Post-16 pilot may hit Welsh colleges

January 9, 2004

Welsh colleges could lose out under plans to create a single funding and planning regime for post-16 education and training in Wales, it emerged this week.

The green light has been given for a single body along the lines of England's Learning and Skills Council. Its role would be to create a level playing field for all post-16 institutions. This could mean further education colleges having their funding raised to sixth-form levels.

But the National Council for Education and Training for Wales, Elwa, which will oversee a pilot of the system, warned that there could be winners and losers, with sixth forms likely to be hit hardest.

Elaine Allinson, head of funding policy for Elwa, admitted that some colleges could lose out but said that institutions would be encouraged to collaborate to help soften the blow of any cuts.

Ms Allinson said: "We do not want to destabilise providers but to ensure that learning is accessible and funding is equitable across Wales."

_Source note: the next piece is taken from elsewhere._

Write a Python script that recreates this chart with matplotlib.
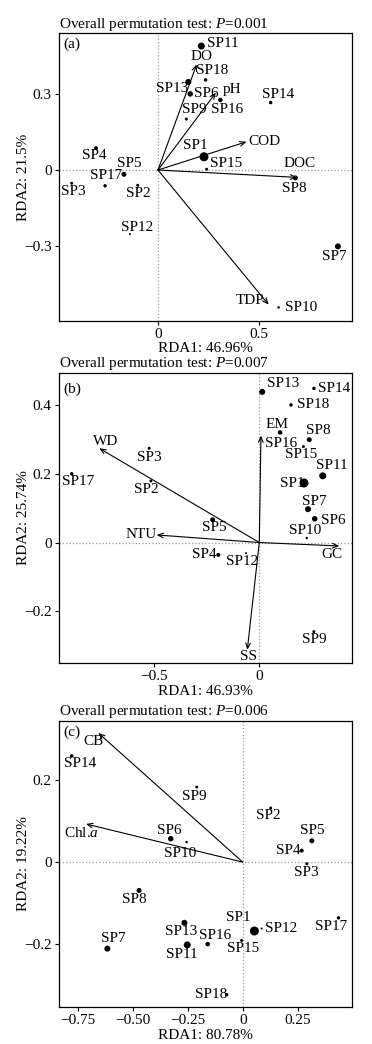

Welsh education minister Jane Davidson gave the go-ahead for the system to be piloted for a year from August.

Fforwm, which represents 25 further education institutions in Wales, said the move would need to be "watched carefully" in the wake of a poor financial settlement for next year that leaves colleges with a £5 million shortfall. It could mean the loss of about 200 jobs, course closures and the shelving of capital programmes.

Fforwm's chief executive John Graystone said that Welsh further education colleges could not afford to lose the opportunity to have their funding raised to the same level as school sixth forms.

He said: "Our concern is whether, when push comes to shove, the National Council will follow through with these difficult decisions that will involve it spending large sums of money."

Elwa, which came under fire from the auditor general for Wales last year over the financial mismanagement of training projects, presented details of the system to the education and lifelong learning committee in December.

It was criticised by committee chairman Peter Black, who claimed the proposals carried a "hidden agenda" to close down school sixth forms by extending Elwa's powers over them.

Under the system, funding will be based on a common credit framework for qualifications, with weighting for different subjects, areas of the country with high levels of educational deprivation and disadvantage, students with learning difficulties, and teaching in Welsh or bilingually.